La Cour de cassation casse l’arrêt attaqué et renvoie l’affaire et les parties devant la même Cour qui l’a rendu pour qu’il y soit statué par une autre formation conformément à la loi et met les dépens à la charge du défendeur au pourvoi.

Ainsi fait et jugé et prononcé en audience publique tenue à la date susmentionnée, en la salle d’audience ordinaire de la Cour de cassation à Rabat.

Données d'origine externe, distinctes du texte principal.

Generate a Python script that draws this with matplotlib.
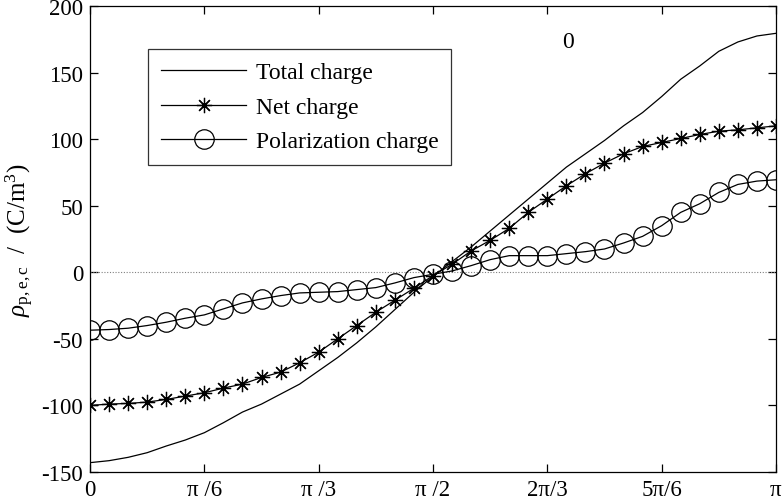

Siégeaient dans la formation de jugement : Madame Khadija EL BAINE, Présidente de Chambre, Présidente ; et Messieurs les Conseillers Abderrafie BOUHAMRIA, Rapporteur, Mohamed EL KERAOUI, Said CHOUKIB et Abderrazak EL AMRANI, membres ; En présence de Monsieur l’Avocat Général Mohamed SADEK ; Avec l’assistance de Monsieur le Greffier Abderrahim AIT ALI.